ME2 Revisited - After the Hype Wears Off
On the day the game arrived, I got out of my classes, said quick byes to my friends, got the game, and retreated into my apartment for the next few days, bathed nothing but the glow from my Samsung HD screen and sensuous, dark tones of the sequel to one of the best games I had ever played in my short career as a game enthusiast.
I say "game enthusiast" because I am by no means a "professional gamer." To those who have custom-built PCs with liquid cooled motherboards, I am but a dabbler in the arcane arts. Yet, after the whirlwind ride of a lifetime that ME2 took me on as I was snugly tucked in my chair, I could not help but feel that something was wrong.
Something was off.
I tried to write a review about Mass Effect 2, just to get what was on my chest out. I did, but, it was to no avail. There was something wrong about the game, I just couldn't find what it was, and it bothered me.
After 4 more playthroughs of different gender and class and around 8 months later, I found myself longing for the original Mass Effect. I went back to the original game and mostly played through it for a save I could carry over to ME2, and eventually, to ME3. It was then that I realized something - something that had been buried deep beneath the hype that glossed over Mass Effect 2.
I was so excited and geared up for the game when it first came out that I was blind to something I now know as completely obvious: Mass Effect 2 is -not- a RPG.
It is a Third-Person Shooter with dialogue choice and a certain degree of flexibility when it came to the ending.
What had been bothering me all along was the fact that ME2 did not sate what I was looking for. It only temporarily numbed the itch I had - the itch for an immersive RPG experience that would lead me through a world of mystery, intrigue, and adventure. That's what ME was - it was a world that was unfamiliar, and this unfamiliarity was what made it incredible. When I played it, I bumped around in a figurative darkness, trying to find my footing and exploring my surroundings.
This is what ME2 lacked.
In ME2, I found myself in a different part of the ME world, a place that the game developers could have easily made strange and inhospitable. Instead, they didn't.

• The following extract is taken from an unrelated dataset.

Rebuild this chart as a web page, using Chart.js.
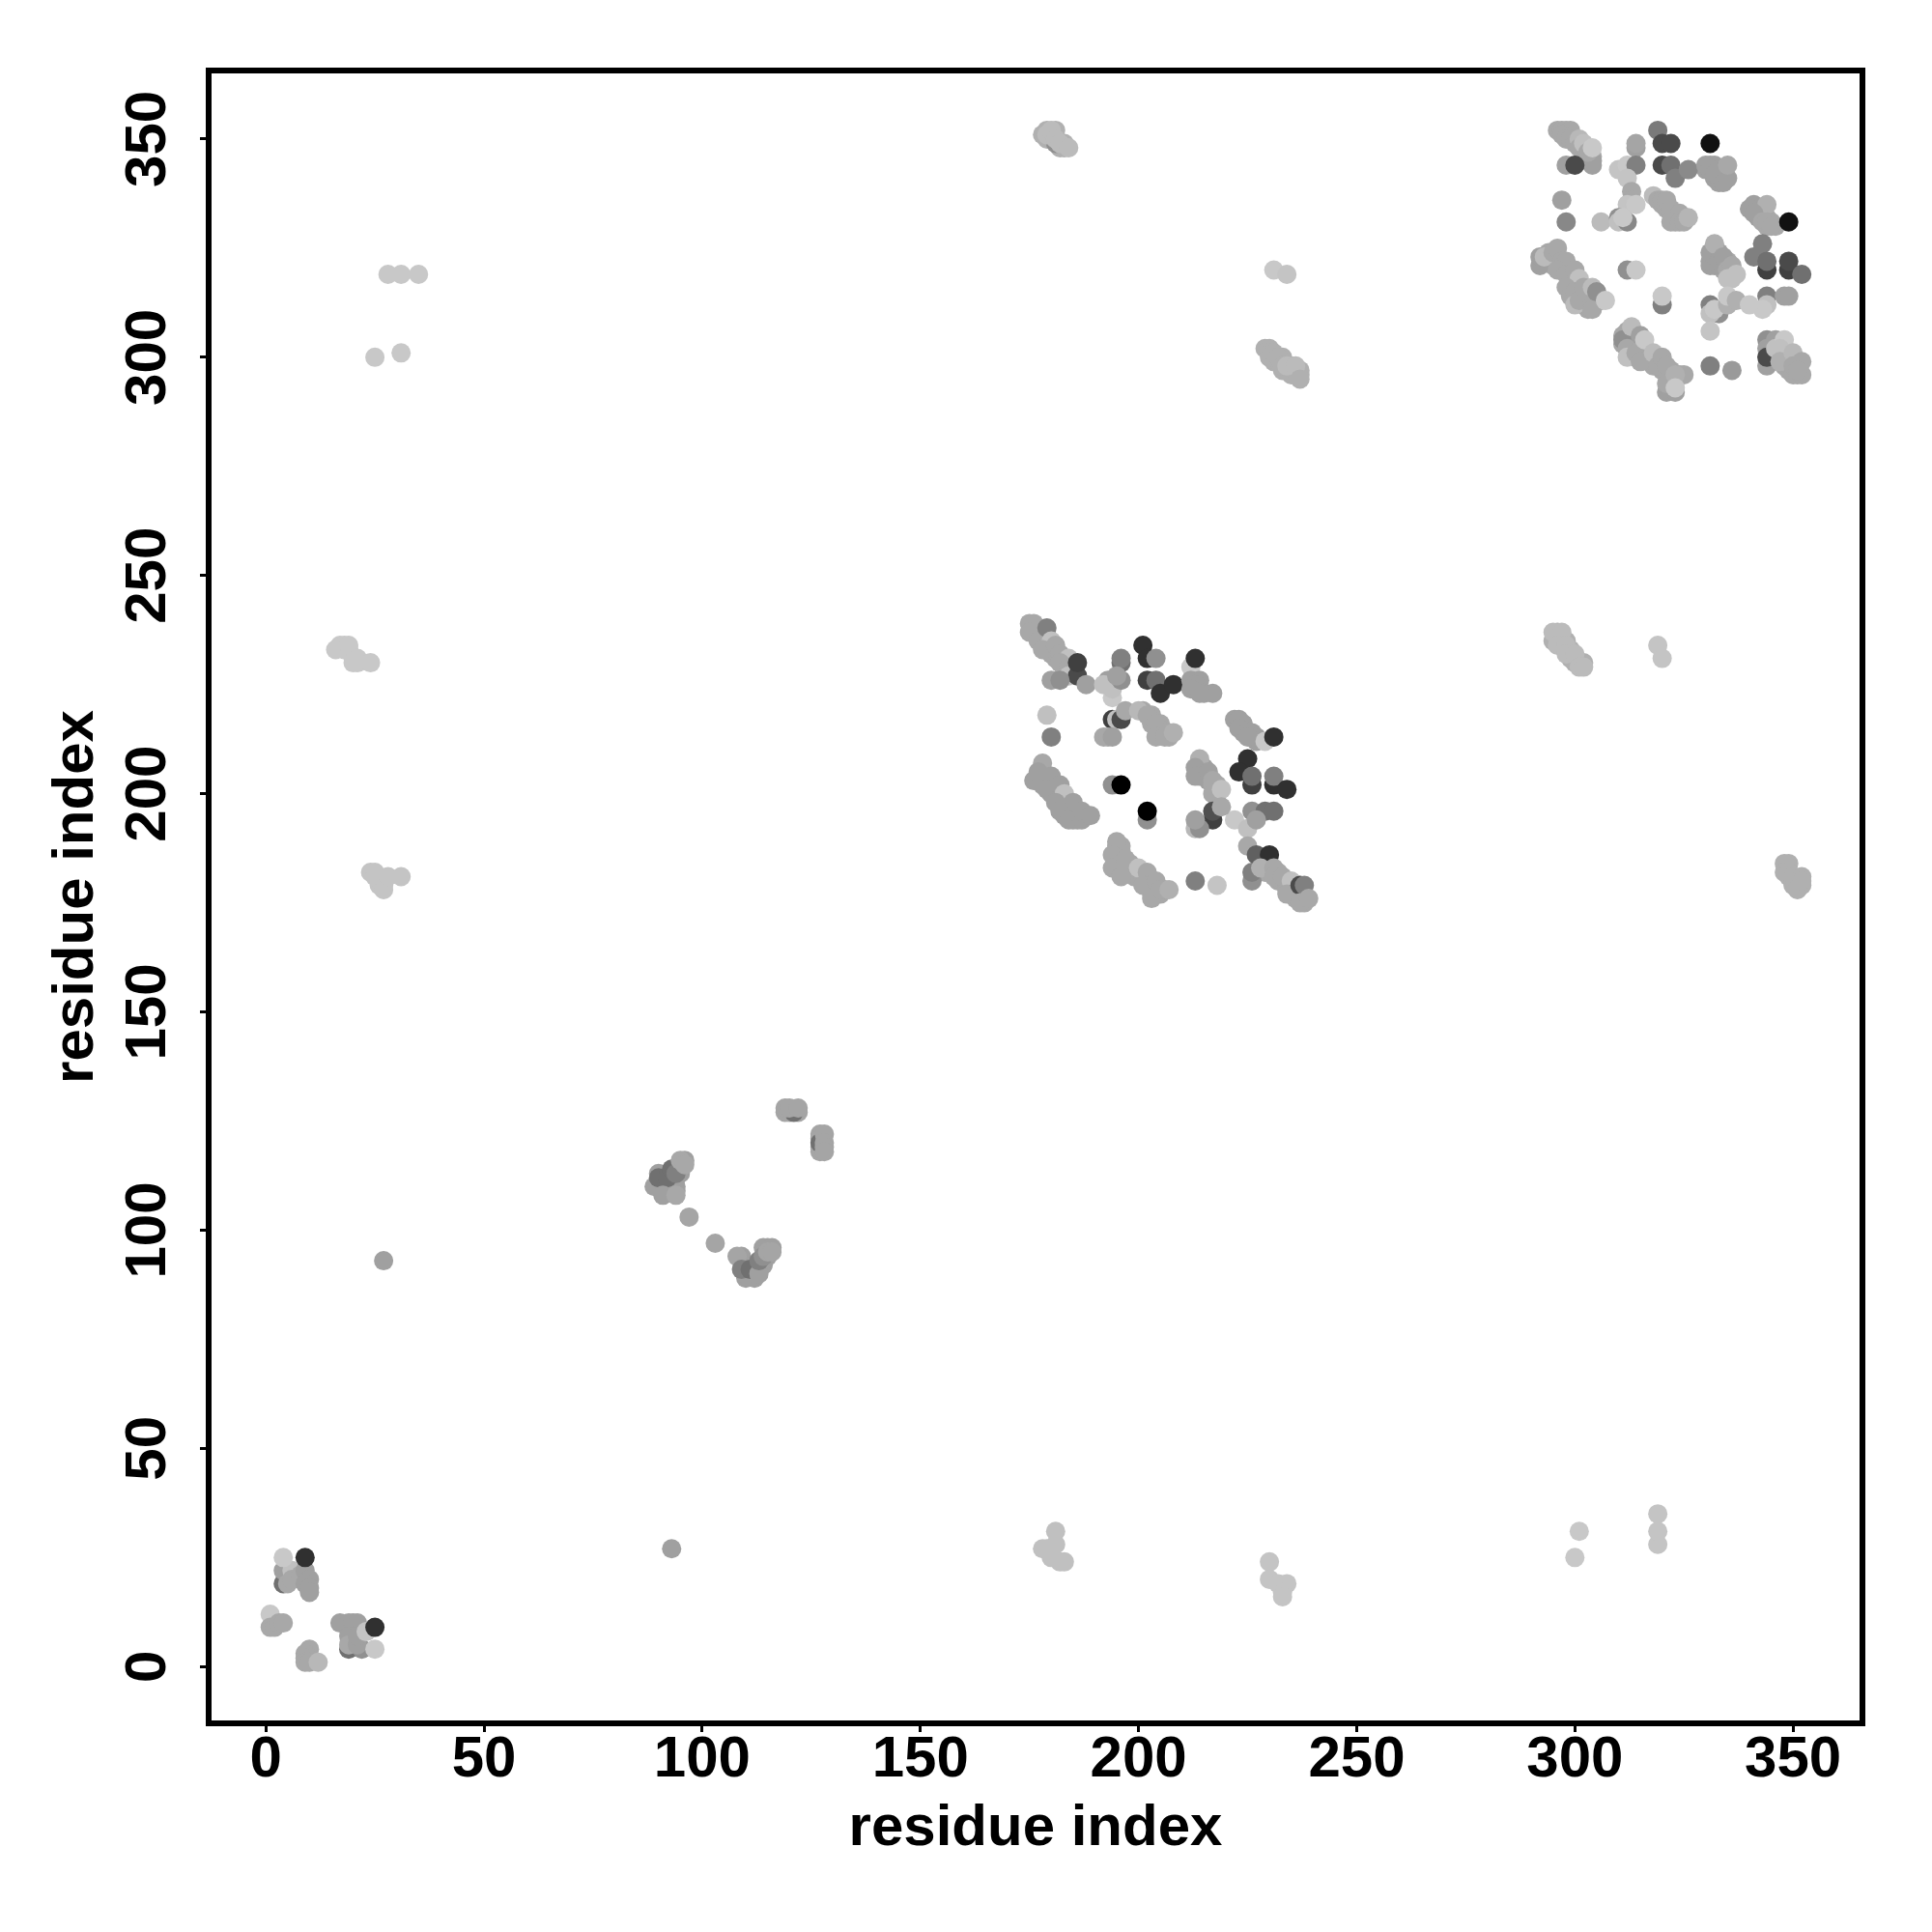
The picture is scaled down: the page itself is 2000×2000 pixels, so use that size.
<!DOCTYPE html>
<html lang="en">
<head>
  <meta charset="utf-8">
  <title>residue contacts</title>
  <script src="https://cdn.jsdelivr.net/npm/chart.js"></script>
  <style>
    body { margin: 0; background: #fff; }
  </style>
</head>
<body>
<canvas id="contactChart" width="2000" height="2000"></canvas>

<script>
// tick labels
const tickValues = [0, 50, 100, 150, 200, 250, 300, 350];
const axisLabel = 'residue index';

// each contact: [residue x, residue y, gray level]
// mid gray contacts packed inside the bands, these go underneath the rest
const bandFill = [
  [178,351,176],[179,352,176],[181,352,176],[179,350,176],[180,350,176],[182,348,176],[183,348,176],[183,349,176],
  [229,302,176],[230,302,176],[231,299,176],[232,299,176],[233,300,176],[233,297,176],[234,297,176],[235,297,176],[235,296,176],[235,298,176],[236,297,176],[237,296,176],[237,297,176],
  [296,237,176],[296,236,176],[295,235,176],[296,235,176],[297,235,176],[298,235,176],[299,233,176],[299,231,176],[300,231,176],[300,230,176],[301,230,176],[302,230,176],
  [349,184,176],[349,181,176],[350,180,176],[351,180,176],[350,179,176],[351,179,176],[352,179,176],
  [26,180,196],[27,180,196],[26,179,196],[27,179,196],[17,234,200],[18,234,200],[19,233,200],[20,231,200],[21,230,200],
  [90,110,160],[91,110,160],[92,109,160],[93,109,160],[92,110,160],[94,110,160],[94,109,160],[93,111,160],[93,112,160],[94,112,160],[95,113,160],[95,114,160],[95,115,160],[96,116,160],
  [109,93,160],[109,94,160],[110,92,160],[111,90,160],[112,89,160],[111,92,160],[112,92,160],[113,92,160],[114,92,160],[114,93,160],[115,94,160],[114,96,160],[115,96,160],[116,96,160],
  [119,127,165],[120,127,165],[122,127,165],[127,122,165],[127,121,165],[127,119,165],[127,118,165],
  [195,188,168],[196,188,168],[196,187,168],[195,185,168],[195,184,168],[196,184,168],[197,183,168],[198,184,168],[198,182,168],[199,181,168],[199,183,168],[200,181,168],[201,181,168],[202,180,168],[203,180,168],[203,179,168],[204,178,168],[203,177,168],[204,177,168],[205,177,168],[206,178,168],
  [178,205,160],[178,204,160],[178,202,160],[179,203,160],[180,202,160],[180,200,160],[181,201,160],[181,200,160],[182,199,160],[183,198,160],[183,197,160],[184,197,160],[184,196,160],[185,196,160],[185,195,160],[186,195,160],[186,196,160],[187,195,160],[188,195,160],[183,195,160],[186,194,160],[185,194,160],
  [229,184,168],[229,182,168],[230,183,168],[232,182,168],[232,180,168],[233,180,168],[234,179,168],[234,178,168],[235,178,168],[236,177,168],[236,176,168],[238,176,168],[238,175,168],[237,177,168],
  [176,238,168],[177,237,168],[177,238,168],[178,236,168],[178,235,168],[179,234,168],[180,233,168],[180,232,168],[181,232,168],[181,231,168],[182,231,168],[183,230,168],[183,229,168],[184,230,168],[185,228,168],[183,228,168],[184,228,168],
  [201,219,168],[203,217,168],[203,218,168],[205,215,168],[205,216,168],[205,214,168],[207,213,168],[207,214,168],[203,216,168],
  [214,206,160],[214,204,160],[215,204,160],[215,206,160],[216,203,160],[217,202,168],[218,202,168],[218,201,168],[218,200,168],[214,205,160],
  [224,216,160],[224,214,160],[226,214,160],[227,212,160],[227,213,160],
  [311,303,168],[311,305,168],[312,304,168],[312,306,168],[313,303,168],[313,305,168],[314,303,168],[314,304,168],[314,300,168],[316,301,168],[316,300,168],[317,300,168],[317,299,168],[318,299,168],[318,298,168],[320,297,168],[320,298,168],[321,297,168],[322,297,168],[322,295,168],[322,293,168],[324,296,168],
  [293,322,168],[294,322,168],[294,324,168],[295,321,168],[295,323,168],[296,322,168],[297,320,168],[299,318,168],[299,320,168],[300,317,168],[301,316,168],[301,315,168],[302,314,168],[302,312,168],[303,315,168],[303,313,168],[303,311,168],[303,312,168],[305,313,168],[305,314,168],[306,313,168],
  [320,335,168],[321,334,168],[322,333,168],[323,333,168],[323,332,168],[323,331,168],[325,332,168],
  [332,324,160],[332,323,160],[332,321,160],[333,324,160],[334,321,168],[334,320,168],[335,322,168],[335,319,168],[336,320,168],[333,321,160],
  [342,334,160],[342,332,160],[342,333,160],[343,333,160],[344,332,168],[345,331,168],[344,330,168],[346,330,168],
  [330,343,160],[331,344,160],[332,344,160],[333,342,160],[334,342,160],[332,341,160],[333,340,160],
  [299,351,168],[300,350,168],[301,349,168],[302,348,168],[303,346,168],
  [346,300,168],[347,300,168],[348,299,168],[348,298,168],[349,299,168],[349,297,168],[350,296,168],[351,296,168],[351,299,168],[349,300,168],[348,302,168]
];
const cornerSW = [
  [4,19,112],[4,22,160],[5,19,168],[6,22,192],[4,25,200],[6,20,168],[8,21,168],[9,22,160],[10,20,160],[9,19,160],[10,18,160],[10,17,160],[9,25,48],
  [1,12,200],[1,9,168],[2,9,168],[3,10,168],[4,10,168],
  [10,4,168],[9,3,168],[9,2,168],[9,1,168],[10,1,168],[12,1,184],
  [19,4,112],[22,4,144],[17,10,160],[19,10,160],[20,10,160],[21,10,160],[19,7,160],[19,5,168],[21,5,160],[21,7,160],[23,8,196],[25,9,48],[25,4,200]
];
const offDiagLow = [
  [93,27,160],[178,27,192],[179,27,192],[181,31,192],[181,28,192],[180,25,192],[182,24,192],[183,24,192],
  [230,24,196],[230,20,196],[232,19,196],[234,19,196],[233,17,196],[233,16,196],
  [300,25,200],[301,31,200],[319,28,196],[319,31,196],[319,35,196]
];
const offDiagLeft = [
  [27,93,160],[28,319,200],[31,319,200],[35,319,200],[25,300,200],[31,301,200],
  [16,233,200],[18,233,200],[19,234,200],[20,230,200],[21,231,200],[24,230,200],
  [24,182,196],[25,182,196],[25,181,196],[27,178,196],[28,181,196],[31,181,196]
];
const helixPairs = [
  [89,110,160],[90,113,160],[90,112,112],[92,112,112],[93,114,112],[91,108,160],[94,113,128],[94,108,168],[95,116,168],[96,115,168],
  [97,103,165],[103,97,165],
  [108,94,165],[110,89,160],[110,90,160],[109,91,128],[111,91,112],[113,90,160],[113,93,128],[114,94,144],[115,95,165],[116,95,165],
  [121,127,112],[119,128,165],[120,128,165],[122,128,165],
  [127,120,112],[128,122,165],[128,120,165],[128,119,165],[128,118,165]
];
const centerBlock = [
  [179,236,112],[175,239,168],[176,239,168],[175,237,168],[177,235,168],[179,238,128],[180,235,192],[178,233,168],[181,234,168],[182,232,168],[184,231,192],[182,230,168],[184,229,168],[184,227,192],
  [186,227,74],[186,230,64],[180,226,160],[182,226,144],[188,225,160],
  [196,230,112],[196,231,128],[201,234,48],[202,231,48],[204,231,144],
  [202,226,64],[204,226,112],[205,223,48],[208,225,48],
  [212,229,200],[213,231,48],[212,226,160],[214,226,160],[213,225,160],[212,224,160],[215,223,160],[217,223,160],[214,223,160],
  [193,226,160],[192,225,192],[194,222,200],[194,224,192],[196,226,144],[195,227,160],
  [179,218,192],[180,213,128],
  [194,217,64],[195,217,192],[196,217,74],[197,219,168],[192,213,168],[193,213,168],[194,213,160],
  [200,219,184],[202,218,168],[204,216,168],[206,214,168],[204,213,168],[206,213,168],[208,214,176],
  [222,217,160],[223,217,160],[223,215,160],[225,214,160],[226,213,160],[225,213,160],[229,212,200],[231,213,48],
  [225,208,48],[223,205,48],[226,202,64],[226,204,112],[231,202,48],[231,204,128],[234,201,48],
  [226,196,144],[229,196,112],[231,196,112],[222,194,200],[225,192,192],[227,194,160],
  [214,208,176],[213,206,160],[213,204,160],[216,205,160],[217,203,168],[217,200,168],[219,201,192],
  [217,194,64],[217,196,80],[219,197,168],[213,192,184],[214,192,144],[213,194,160],
  [194,202,144],[196,202,0],[202,194,144],[202,196,0],
  [176,203,160],[178,207,168],[177,205,160],[180,204,160],[179,201,160],[182,202,160],[183,200,192],[181,198,160],[185,198,160],[182,196,160],[184,194,160],[187,194,160],[187,196,160],[189,195,160],
  [195,189,168],[194,186,168],[194,183,168],[197,185,168],[196,181,168],[200,183,192],[202,182,168],[201,179,168],[203,176,168],[204,180,168],[205,178,168],[207,178,176],
  [213,180,128],[218,179,196],
  [225,188,168],[226,180,144],[226,182,128],[228,185,168],[227,186,96],[230,186,48],[228,183,176],[231,183,168],[231,181,168],[233,181,168],[235,180,192],[234,177,168],[237,179,74],[238,179,128],[237,175,168],[239,176,168]
];
const offDiagHigh = [
  [181,349,144],[179,351,187],[180,352,187],[181,350,187],[182,349,187],[184,348,187],
  [231,320,200],[234,319,196],
  [230,301,176],[230,300,176],[231,301,176],[232,300,176],[233,298,176],[234,298,187],[236,298,187],[237,295,176],
  [295,237,187],[297,237,187],[296,234,187],[298,234,187],[298,232,187],[300,232,187],[301,229,187],[302,229,187],
  [319,234,196],[320,231,196],
  [348,184,176],[348,182,176],[349,182,176],[350,181,176],[351,178,176],[352,181,176],[352,180,176]
];
const cornerNE = [
  [296,352,168],[297,352,168],[298,352,168],[299,352,168],[297,351,168],[298,350,168],[299,350,168],[300,349,168],[301,350,184],[301,348,168],[302,346,168],[304,346,168],[304,345,160],[304,344,160],[302,349,192],[303,347,168],[304,348,200],
  [298,344,160],[300,344,74],
  [314,348,160],[314,349,165],[319,352,122],[320,349,74],[322,349,74],[331,349,17],
  [310,343,196],[312,344,200],[314,344,128],[320,344,74],[322,344,112],[323,341,128],[326,343,138],
  [330,344,160],[331,343,160],[332,342,160],[333,341,160],[334,340,160],[335,341,160],[335,344,168],
  [312,341,196],[313,338,168],[313,336,168],[312,335,196],[314,335,200],
  [318,337,187],[319,336,168],[320,336,168],[321,336,168],[322,334,168],[324,333,168],[322,331,168],[324,331,168],[325,331,168],[326,332,181],
  [297,336,160],[298,331,136],[306,331,187],[310,332,144],[310,331,192],[312,331,136],[311,332,200],
  [341,335,160],[344,335,176],[340,334,160],[341,333,160],[343,331,168],[344,331,168],[345,330,168],[349,331,17],
  [343,326,128],[341,323,128],[344,320,64],[344,322,112],[349,320,64],[349,322,74],[352,319,112],
  [344,314,128],[348,314,160],[349,314,160],
  [331,321,160],[331,322,160],[331,324,160],[332,326,176],[333,322,160],[334,323,160],[335,320,168],[336,321,168],[335,318,192],[336,318,192],[337,319,192],
  [331,312,128],[333,310,144],[331,310,192],[332,311,200],[335,312,176],[335,314,200],[337,313,176],[344,312,192],[343,311,200],[340,312,200],
  [331,306,196],[331,298,128],[336,297,154],
  [344,298,160],[344,304,144],[344,302,160],[344,300,74],[346,304,160],[346,302,192],[348,304,200],[347,302,192],[347,299,176],[350,301,184],[350,298,168],[352,299,168],[352,296,168],[351,297,168],
  [292,321,160],[292,323,160],[293,323,187],[295,324,168],[296,325,168],[297,322,168],[298,322,168],[296,320,168],[298,319,168],[300,320,168],[301,318,192],
  [298,316,168],[299,314,168],[300,315,168],[300,312,187],[301,313,168],[302,316,168],[304,316,187],[304,312,168],[304,311,168],[305,315,144],[307,313,200],
  [312,320,144],[314,320,200],[320,312,128],[320,314,200],
  [311,304,144],[313,307,187],[312,302,168],[312,300,192],[314,301,168],[315,305,160],[316,304,200],[315,299,168],[318,301,187],
  [319,298,168],[320,300,168],[321,298,168],[321,292,160],[323,292,160],[321,294,168],[325,296,168],[323,296,176],[323,293,200]
];

const contacts = [...bandFill, ...cornerSW, ...offDiagLow, ...offDiagLeft, ...helixPairs, ...centerBlock, ...offDiagHigh, ...cornerNE];

const frame = {
  id: 'frame',
  afterDraw(chart) {
    const { ctx, chartArea: a } = chart;
    ctx.save();
    ctx.strokeStyle = '#000';
    ctx.lineWidth = 6;
    ctx.strokeRect(a.left, a.top, a.right - a.left, a.bottom - a.top);
    ctx.restore();
  }
};

const tickFont = { family: '"Liberation Sans"', size: 60, weight: 'bold' };
const titleFont = { family: '"Liberation Sans"', size: 60, weight: 'bold' };

new Chart(document.getElementById('contactChart'), {
  type: 'scatter',
  data: {
    datasets: [{
      data: contacts.map(c => ({ x: c[0], y: c[1] })),
      pointBackgroundColor: contacts.map(c => `rgb(${c[2]},${c[2]},${c[2]})`),
      pointBorderWidth: 0,
      pointRadius: 10
    }]
  },
  plugins: [frame],
  options: {
    responsive: false,
    animation: false,
    layout: { padding: { left: 0, right: 72, top: 73, bottom: 0 } },
    plugins: { legend: { display: false }, tooltip: { enabled: false } },
    scales: {
      x: {
        type: 'linear',
        min: -13.1,
        max: 365.9,
        afterFit: s => { s.height = 216; },
        afterBuildTicks: s => { s.ticks = tickValues.map(v => ({ value: v })); },
        border: { display: false },
        grid: { drawOnChartArea: false, tickLength: 9, tickWidth: 3, tickColor: '#000' },
        ticks: { color: '#000', font: tickFont, padding: -7, maxRotation: 0, autoSkip: false },
        title: { display: true, text: axisLabel, color: '#000', font: titleFont, padding: { top: 0, bottom: 71 } }
      },
      y: {
        type: 'linear',
        min: -13,
        max: 365.7,
        afterFit: s => { s.width = 216; },
        afterBuildTicks: s => { s.ticks = tickValues.map(v => ({ value: v })); },
        border: { display: false },
        grid: { drawOnChartArea: false, tickLength: 9, tickWidth: 3, tickColor: '#000' },
        ticks: { color: '#000', font: tickFont, padding: 2, minRotation: 90, maxRotation: 90, crossAlign: 'center', autoSkip: false },
        title: { display: true, text: axisLabel, color: '#000', font: titleFont, padding: { top: 43, bottom: 0 } }
      }
    }
  }
});
</script>
</body>
</html>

The first thing that happened to Shepard when he landed on Omega was to be greeted by someone, who told him EXACTLY what to do: Report to Aria.
In Mass Effect 2, there were no more quests that we found simply by wandering around, trying to find our way - everything was laid out in front of us, and we were told what to do. It took away the mystery, it took away the uncertainty, and it took away the explorative nature that is innate in a RPG.
The Illusive Man dumps a bunch of names on Shepard's lap and the game essentially revolves around the player going to each "level" and beating it to receive a new party member, weapon upgrades, cash, and plot. Instead of having Shepard engage in dialogue with persons in locations for information that may reveal an interesting quest or a hidden location, the developers had the player scan planets for "signals."
Player-NPC interaction was reduced to non-significant Q&A, while others led to a few diplomacy-style mini-missions instead of the short, but interesting quests that ME one possessed.
Ultimately, I felt that ME2 was not an adequate successor to ME. The game, was a fantastic blend of certain RPG elements and shooting, but in a way, ME2 cannot be called a RPG for the same reason BioShock 1 & 2 cannot be called a RPG. While I thoroughly enjoyed the game itself, the fact that the game presented itself as something it was not was disappointing to me.